**REQUIREMENTS**
Reproduce exactly the section that begins at the line containing "Write a web" and ends at the line containing "122, bottom: 447", both lines included; omit all other lines.

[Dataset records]
━━━━━━━━━━━━━━━━━━━━
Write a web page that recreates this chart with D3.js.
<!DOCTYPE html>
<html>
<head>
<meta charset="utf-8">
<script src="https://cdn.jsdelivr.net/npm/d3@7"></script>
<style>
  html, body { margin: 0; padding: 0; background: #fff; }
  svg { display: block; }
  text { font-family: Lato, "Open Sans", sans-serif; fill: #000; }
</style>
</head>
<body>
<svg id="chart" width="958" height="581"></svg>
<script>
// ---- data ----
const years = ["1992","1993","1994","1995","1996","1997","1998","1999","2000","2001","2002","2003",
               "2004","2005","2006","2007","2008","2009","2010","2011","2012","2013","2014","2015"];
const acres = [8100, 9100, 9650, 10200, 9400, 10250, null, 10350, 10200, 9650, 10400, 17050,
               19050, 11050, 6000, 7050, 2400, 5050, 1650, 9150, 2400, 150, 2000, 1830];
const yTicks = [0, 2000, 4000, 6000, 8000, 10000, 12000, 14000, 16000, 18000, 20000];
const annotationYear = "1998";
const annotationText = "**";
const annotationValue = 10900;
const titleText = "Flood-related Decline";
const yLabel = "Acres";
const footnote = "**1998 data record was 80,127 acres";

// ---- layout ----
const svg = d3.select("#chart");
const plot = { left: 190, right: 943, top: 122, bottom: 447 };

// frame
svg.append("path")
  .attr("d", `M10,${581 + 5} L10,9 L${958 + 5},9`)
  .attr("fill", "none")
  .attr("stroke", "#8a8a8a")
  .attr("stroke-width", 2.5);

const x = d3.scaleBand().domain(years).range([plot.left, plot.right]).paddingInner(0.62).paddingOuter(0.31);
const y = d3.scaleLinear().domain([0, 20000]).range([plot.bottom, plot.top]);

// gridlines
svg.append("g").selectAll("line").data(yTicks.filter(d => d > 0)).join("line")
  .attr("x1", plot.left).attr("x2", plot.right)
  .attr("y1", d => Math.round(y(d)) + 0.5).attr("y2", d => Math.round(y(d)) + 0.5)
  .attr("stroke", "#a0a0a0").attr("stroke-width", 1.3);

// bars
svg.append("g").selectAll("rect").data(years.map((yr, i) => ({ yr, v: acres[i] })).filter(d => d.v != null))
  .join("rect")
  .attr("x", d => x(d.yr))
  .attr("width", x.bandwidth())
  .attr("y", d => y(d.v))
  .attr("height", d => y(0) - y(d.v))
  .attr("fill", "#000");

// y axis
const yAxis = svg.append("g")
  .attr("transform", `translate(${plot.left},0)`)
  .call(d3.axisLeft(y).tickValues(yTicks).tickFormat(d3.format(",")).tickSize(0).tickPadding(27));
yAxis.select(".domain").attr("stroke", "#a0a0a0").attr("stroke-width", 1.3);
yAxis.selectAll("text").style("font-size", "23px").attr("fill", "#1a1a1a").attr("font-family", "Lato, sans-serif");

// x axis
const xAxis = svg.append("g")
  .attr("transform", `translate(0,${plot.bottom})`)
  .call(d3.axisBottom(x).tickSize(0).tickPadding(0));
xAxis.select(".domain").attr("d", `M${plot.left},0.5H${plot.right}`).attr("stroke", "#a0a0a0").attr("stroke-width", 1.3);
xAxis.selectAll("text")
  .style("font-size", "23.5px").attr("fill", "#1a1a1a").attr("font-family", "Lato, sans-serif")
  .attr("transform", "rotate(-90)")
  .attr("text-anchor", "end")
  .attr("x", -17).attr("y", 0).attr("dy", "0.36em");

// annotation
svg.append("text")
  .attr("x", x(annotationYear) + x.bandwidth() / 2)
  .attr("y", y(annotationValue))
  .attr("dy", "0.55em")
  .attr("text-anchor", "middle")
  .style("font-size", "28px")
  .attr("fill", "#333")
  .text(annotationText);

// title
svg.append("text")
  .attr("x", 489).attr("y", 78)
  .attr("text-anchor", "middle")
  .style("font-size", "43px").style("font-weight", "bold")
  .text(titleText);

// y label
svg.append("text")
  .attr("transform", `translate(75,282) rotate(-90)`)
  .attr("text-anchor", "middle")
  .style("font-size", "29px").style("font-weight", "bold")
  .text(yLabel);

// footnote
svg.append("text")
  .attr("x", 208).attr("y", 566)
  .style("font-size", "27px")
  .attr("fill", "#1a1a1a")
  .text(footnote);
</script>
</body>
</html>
━━━━━━━━━━━━━━━━━━━━
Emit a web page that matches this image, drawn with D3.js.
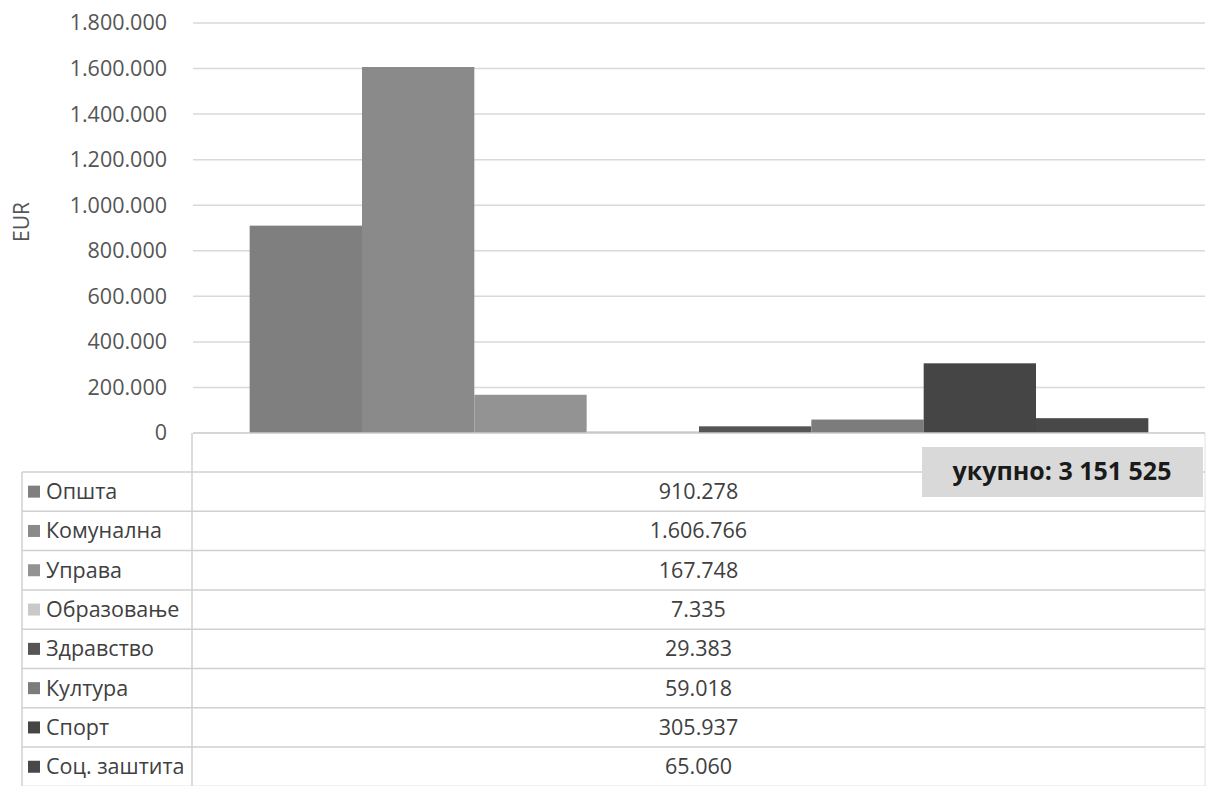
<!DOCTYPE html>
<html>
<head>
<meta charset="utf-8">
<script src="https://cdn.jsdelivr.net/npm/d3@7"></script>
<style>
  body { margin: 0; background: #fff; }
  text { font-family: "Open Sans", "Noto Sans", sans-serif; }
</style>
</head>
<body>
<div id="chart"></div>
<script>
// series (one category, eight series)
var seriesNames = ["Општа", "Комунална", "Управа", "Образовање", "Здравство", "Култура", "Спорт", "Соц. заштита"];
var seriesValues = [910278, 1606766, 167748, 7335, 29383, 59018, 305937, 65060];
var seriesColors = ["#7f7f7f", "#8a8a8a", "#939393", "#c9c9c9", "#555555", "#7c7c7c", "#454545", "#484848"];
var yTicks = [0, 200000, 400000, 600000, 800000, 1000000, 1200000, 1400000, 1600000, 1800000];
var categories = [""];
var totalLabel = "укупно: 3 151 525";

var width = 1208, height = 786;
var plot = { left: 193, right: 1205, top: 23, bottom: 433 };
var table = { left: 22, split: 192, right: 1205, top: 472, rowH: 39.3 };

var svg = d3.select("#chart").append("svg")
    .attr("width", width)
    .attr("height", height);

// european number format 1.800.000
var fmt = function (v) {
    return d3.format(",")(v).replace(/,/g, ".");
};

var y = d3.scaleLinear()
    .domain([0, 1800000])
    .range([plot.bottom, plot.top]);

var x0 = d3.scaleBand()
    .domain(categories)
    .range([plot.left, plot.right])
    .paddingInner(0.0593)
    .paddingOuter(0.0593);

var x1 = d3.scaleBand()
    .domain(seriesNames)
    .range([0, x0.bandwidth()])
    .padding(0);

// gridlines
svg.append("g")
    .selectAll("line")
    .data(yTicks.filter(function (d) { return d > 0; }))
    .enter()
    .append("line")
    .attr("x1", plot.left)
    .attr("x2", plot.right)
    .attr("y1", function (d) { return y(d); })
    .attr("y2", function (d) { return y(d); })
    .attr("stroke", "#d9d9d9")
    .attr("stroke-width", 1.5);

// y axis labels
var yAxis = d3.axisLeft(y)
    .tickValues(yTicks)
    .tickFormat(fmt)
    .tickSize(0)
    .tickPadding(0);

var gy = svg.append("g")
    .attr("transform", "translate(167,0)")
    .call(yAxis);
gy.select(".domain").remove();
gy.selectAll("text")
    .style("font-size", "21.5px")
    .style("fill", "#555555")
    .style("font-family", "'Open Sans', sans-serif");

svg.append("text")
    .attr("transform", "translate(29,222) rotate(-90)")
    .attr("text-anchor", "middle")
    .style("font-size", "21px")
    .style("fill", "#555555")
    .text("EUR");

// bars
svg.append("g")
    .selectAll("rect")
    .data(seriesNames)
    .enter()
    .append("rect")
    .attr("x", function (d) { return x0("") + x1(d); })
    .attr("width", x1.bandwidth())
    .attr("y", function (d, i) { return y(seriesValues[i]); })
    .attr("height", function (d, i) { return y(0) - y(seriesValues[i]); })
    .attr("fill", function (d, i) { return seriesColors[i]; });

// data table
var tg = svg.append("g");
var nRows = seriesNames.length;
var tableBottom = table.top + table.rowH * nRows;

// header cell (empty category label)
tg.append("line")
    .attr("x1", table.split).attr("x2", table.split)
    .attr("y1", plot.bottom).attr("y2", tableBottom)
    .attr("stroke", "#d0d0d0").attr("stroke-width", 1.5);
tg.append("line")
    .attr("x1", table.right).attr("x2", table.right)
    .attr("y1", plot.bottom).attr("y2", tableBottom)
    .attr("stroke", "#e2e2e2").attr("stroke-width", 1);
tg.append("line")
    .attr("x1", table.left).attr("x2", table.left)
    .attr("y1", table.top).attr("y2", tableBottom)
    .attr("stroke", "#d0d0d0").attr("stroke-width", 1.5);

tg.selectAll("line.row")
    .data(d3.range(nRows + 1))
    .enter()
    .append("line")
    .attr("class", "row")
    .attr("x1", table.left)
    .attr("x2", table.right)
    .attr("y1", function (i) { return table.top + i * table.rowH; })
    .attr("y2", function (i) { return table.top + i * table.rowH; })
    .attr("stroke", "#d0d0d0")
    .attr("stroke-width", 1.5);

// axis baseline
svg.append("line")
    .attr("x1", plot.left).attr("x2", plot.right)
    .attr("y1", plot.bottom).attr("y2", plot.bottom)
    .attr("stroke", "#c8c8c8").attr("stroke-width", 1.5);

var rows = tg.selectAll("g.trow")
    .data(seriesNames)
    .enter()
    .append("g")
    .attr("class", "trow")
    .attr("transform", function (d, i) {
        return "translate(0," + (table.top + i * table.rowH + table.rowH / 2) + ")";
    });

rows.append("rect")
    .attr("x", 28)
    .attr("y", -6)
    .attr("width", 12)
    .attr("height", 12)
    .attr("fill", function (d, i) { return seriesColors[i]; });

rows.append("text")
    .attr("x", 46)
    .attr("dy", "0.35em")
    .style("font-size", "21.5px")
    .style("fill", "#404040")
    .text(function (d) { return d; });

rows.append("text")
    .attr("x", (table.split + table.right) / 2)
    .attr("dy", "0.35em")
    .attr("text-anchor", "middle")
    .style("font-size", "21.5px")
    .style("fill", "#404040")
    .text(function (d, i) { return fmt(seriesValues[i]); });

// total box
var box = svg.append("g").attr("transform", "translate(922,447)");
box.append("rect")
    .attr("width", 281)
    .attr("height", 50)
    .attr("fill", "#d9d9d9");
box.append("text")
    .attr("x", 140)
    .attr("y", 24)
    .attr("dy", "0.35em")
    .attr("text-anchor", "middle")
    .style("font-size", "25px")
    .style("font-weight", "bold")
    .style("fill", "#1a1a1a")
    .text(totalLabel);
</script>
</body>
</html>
━━━━━━━━━━━━━━━━━━━━
**IN RESPONSE**
Write a web page that recreates this chart with D3.js.
<!DOCTYPE html>
<html>
<head>
<meta charset="utf-8">
<script src="https://cdn.jsdelivr.net/npm/d3@7"></script>
<style>
  html, body { margin: 0; padding: 0; background: #fff; }
  svg { display: block; }
  text { font-family: Lato, "Open Sans", sans-serif; fill: #000; }
</style>
</head>
<body>
<svg id="chart" width="958" height="581"></svg>
<script>
// ---- data ----
const years = ["1992","1993","1994","1995","1996","1997","1998","1999","2000","2001","2002","2003",
               "2004","2005","2006","2007","2008","2009","2010","2011","2012","2013","2014","2015"];
const acres = [8100, 9100, 9650, 10200, 9400, 10250, null, 10350, 10200, 9650, 10400, 17050,
               19050, 11050, 6000, 7050, 2400, 5050, 1650, 9150, 2400, 150, 2000, 1830];
const yTicks = [0, 2000, 4000, 6000, 8000, 10000, 12000, 14000, 16000, 18000, 20000];
const annotationYear = "1998";
const annotationText = "**";
const annotationValue = 10900;
const titleText = "Flood-related Decline";
const yLabel = "Acres";
const footnote = "**1998 data record was 80,127 acres";

// ---- layout ----
const svg = d3.select("#chart");
const plot = { left: 190, right: 943, top: 122, bottom: 447 };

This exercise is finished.